— begin Dataset records —
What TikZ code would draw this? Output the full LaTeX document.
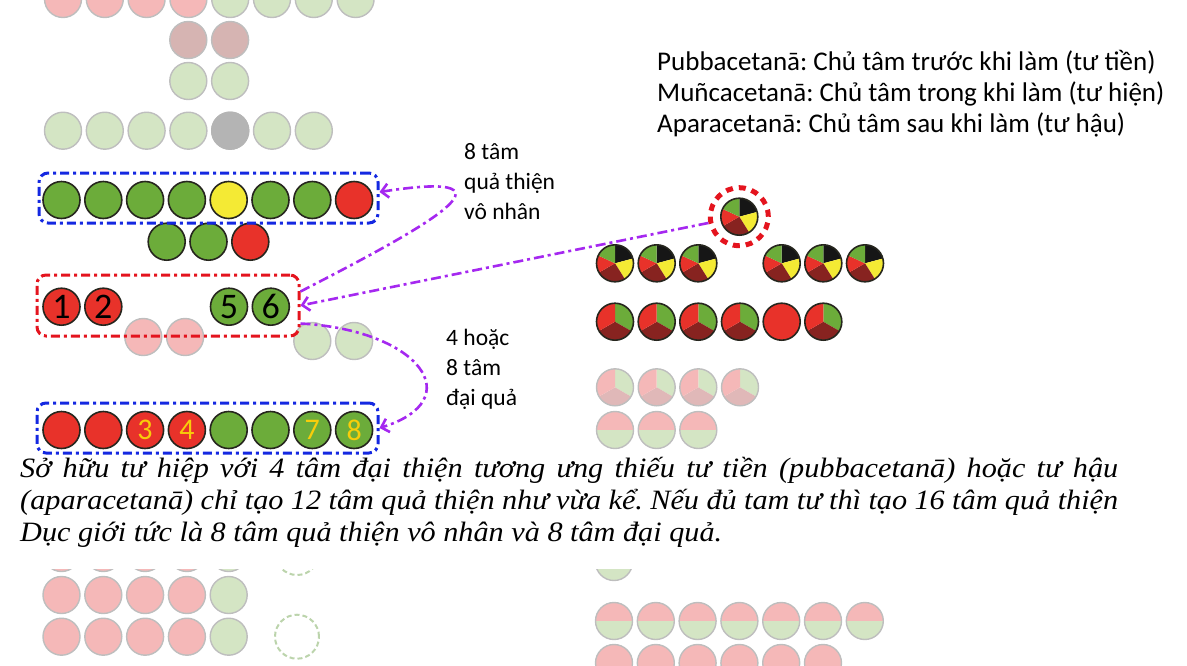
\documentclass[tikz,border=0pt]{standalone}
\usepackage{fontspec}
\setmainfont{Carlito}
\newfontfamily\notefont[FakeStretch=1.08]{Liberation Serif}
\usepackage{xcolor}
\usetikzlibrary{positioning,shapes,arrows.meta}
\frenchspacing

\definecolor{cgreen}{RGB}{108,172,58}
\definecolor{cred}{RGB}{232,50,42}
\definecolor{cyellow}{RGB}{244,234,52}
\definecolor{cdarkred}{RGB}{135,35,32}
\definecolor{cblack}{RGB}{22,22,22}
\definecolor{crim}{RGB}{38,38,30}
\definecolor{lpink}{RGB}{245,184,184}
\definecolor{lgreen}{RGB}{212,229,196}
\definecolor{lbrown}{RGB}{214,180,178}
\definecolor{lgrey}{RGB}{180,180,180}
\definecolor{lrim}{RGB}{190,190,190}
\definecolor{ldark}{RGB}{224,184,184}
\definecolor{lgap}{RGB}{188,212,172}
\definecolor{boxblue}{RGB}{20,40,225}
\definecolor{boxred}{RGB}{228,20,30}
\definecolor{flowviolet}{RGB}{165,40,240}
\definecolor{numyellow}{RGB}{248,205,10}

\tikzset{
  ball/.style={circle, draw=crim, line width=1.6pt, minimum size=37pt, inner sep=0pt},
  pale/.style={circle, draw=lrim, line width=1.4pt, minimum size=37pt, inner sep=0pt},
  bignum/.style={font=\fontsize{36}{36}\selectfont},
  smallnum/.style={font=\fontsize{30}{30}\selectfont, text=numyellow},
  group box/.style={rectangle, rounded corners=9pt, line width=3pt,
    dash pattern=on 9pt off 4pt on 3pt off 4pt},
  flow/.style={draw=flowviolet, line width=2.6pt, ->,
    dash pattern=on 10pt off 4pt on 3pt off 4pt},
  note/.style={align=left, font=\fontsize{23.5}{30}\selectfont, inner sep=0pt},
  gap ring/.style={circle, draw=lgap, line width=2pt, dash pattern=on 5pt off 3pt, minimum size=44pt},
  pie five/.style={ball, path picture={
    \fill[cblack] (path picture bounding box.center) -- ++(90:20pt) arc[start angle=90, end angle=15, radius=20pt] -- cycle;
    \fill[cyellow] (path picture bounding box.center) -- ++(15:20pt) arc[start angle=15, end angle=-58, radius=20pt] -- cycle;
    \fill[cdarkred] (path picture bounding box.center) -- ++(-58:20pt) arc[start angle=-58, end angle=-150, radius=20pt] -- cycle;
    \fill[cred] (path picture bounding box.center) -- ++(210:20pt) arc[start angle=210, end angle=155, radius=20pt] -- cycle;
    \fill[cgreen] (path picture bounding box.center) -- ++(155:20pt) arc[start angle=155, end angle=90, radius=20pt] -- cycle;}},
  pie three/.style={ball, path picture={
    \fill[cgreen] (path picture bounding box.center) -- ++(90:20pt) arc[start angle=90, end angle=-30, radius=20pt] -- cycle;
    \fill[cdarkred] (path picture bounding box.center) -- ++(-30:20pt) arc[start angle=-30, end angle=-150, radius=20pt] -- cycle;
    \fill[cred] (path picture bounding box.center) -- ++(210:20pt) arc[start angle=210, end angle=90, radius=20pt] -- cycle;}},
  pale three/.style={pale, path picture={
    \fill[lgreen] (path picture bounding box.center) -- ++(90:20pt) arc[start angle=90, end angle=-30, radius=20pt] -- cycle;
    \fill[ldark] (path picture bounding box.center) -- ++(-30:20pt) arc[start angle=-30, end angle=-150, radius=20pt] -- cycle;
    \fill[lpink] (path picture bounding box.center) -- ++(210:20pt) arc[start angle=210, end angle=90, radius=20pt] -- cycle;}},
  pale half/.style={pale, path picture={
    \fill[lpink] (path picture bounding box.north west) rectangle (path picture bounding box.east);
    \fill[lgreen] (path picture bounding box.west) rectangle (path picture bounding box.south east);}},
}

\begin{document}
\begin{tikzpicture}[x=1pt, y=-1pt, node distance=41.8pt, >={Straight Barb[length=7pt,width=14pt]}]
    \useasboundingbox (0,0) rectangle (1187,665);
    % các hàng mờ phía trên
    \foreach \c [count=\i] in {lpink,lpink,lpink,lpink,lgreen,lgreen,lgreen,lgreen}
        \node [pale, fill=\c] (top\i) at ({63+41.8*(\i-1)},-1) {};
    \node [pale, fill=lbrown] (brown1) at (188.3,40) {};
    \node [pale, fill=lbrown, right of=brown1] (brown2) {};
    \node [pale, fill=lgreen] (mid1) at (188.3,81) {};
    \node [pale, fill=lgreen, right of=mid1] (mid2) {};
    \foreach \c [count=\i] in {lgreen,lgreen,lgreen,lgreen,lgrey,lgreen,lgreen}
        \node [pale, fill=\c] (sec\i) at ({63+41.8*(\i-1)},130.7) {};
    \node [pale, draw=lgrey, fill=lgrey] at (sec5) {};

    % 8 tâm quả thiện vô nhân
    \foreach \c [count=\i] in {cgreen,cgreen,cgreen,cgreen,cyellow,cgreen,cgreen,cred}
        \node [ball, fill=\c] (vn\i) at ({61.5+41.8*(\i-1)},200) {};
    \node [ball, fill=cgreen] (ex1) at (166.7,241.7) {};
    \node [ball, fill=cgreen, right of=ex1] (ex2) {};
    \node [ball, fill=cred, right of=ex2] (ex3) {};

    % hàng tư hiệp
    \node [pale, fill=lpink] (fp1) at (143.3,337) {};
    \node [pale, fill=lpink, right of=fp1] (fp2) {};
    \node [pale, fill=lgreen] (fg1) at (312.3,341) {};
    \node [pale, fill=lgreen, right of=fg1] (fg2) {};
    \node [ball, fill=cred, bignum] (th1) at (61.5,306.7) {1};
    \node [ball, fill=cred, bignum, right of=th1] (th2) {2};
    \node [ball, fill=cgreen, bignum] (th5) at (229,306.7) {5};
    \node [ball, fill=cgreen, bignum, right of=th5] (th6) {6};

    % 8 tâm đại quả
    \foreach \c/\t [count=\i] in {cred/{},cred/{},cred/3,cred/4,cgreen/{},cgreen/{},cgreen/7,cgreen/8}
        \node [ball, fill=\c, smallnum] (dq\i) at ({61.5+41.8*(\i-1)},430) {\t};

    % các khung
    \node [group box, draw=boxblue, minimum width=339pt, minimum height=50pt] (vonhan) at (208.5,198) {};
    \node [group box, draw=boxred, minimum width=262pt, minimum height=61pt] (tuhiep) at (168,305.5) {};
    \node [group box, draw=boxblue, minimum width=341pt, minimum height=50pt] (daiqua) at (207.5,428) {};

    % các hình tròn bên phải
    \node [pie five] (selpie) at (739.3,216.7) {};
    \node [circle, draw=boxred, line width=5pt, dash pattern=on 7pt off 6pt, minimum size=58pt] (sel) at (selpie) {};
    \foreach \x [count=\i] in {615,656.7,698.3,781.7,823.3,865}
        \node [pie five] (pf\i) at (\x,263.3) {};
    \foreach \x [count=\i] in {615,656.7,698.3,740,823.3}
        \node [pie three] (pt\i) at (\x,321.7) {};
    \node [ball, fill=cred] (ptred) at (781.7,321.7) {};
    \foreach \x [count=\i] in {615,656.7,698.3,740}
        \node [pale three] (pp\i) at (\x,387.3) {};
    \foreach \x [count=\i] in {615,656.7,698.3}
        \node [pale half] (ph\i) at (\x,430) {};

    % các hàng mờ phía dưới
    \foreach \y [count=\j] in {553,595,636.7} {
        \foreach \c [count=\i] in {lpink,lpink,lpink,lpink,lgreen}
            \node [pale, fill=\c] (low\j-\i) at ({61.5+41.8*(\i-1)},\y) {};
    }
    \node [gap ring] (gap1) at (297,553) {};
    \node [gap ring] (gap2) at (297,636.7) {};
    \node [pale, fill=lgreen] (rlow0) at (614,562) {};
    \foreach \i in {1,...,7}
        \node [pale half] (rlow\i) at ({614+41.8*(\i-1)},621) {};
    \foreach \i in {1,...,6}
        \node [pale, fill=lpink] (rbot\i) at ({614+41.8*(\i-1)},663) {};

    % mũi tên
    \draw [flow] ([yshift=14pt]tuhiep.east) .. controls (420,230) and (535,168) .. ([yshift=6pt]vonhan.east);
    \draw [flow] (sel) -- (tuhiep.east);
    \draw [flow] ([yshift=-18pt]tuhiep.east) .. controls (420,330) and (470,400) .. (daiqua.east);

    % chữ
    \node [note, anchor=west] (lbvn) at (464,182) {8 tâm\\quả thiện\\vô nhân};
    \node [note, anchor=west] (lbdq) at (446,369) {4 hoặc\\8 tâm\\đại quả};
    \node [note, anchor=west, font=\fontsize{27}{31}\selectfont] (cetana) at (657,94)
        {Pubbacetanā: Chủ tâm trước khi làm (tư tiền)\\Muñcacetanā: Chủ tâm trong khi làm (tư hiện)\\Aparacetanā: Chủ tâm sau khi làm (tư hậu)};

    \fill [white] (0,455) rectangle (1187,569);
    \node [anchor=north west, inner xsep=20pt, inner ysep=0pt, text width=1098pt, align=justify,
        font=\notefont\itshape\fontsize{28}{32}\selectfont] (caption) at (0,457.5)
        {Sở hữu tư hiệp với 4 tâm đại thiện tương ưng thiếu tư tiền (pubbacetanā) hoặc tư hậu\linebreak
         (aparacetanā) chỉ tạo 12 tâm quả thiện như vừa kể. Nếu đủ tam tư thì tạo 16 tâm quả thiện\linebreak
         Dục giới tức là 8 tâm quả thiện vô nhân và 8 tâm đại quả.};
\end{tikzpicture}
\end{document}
— end Dataset records —
— begin Dataset records —
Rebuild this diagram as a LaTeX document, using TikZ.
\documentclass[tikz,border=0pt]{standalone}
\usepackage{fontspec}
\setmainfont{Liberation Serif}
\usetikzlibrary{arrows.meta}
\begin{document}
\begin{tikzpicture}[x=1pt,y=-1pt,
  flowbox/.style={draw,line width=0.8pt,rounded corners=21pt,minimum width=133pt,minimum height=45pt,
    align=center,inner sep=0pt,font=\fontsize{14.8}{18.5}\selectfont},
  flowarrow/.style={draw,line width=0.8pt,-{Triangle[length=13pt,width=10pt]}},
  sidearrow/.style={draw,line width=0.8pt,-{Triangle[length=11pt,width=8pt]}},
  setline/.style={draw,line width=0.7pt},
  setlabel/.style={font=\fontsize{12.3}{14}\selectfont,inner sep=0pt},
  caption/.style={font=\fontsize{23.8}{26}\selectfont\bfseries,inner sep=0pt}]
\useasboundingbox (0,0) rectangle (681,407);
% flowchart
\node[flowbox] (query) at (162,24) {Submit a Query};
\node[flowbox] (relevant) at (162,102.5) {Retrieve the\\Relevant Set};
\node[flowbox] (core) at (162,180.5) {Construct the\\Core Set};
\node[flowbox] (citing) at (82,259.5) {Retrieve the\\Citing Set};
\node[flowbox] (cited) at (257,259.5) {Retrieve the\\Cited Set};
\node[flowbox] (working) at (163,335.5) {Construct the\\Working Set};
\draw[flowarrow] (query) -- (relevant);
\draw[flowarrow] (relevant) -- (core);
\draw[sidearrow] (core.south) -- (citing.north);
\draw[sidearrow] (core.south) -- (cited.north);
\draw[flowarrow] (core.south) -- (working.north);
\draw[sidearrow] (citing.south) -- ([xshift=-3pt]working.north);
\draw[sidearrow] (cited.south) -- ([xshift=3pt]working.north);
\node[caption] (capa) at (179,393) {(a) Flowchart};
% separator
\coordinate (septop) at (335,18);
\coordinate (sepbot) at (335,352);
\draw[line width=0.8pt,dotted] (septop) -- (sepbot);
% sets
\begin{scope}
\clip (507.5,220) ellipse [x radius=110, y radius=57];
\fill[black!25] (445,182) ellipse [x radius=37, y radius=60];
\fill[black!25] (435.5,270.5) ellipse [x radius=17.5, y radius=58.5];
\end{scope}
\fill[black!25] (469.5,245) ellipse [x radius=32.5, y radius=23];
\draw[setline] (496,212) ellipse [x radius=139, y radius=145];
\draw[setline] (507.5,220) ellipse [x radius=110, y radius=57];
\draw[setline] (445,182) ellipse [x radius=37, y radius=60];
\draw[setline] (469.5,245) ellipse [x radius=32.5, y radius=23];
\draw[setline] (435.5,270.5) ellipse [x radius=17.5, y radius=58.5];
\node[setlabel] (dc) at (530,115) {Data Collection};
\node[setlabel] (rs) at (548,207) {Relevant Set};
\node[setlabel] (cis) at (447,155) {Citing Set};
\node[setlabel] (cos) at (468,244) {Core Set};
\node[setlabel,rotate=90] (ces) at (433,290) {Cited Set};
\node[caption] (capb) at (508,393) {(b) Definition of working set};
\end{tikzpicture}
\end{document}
— end Dataset records —
§ **Work to complete**
Return, from the data, each line that has the word "this" in it.

§ **Exercise output**
What TikZ code would draw this? Output the full LaTeX document.
Rebuild this diagram as a LaTeX document, using TikZ.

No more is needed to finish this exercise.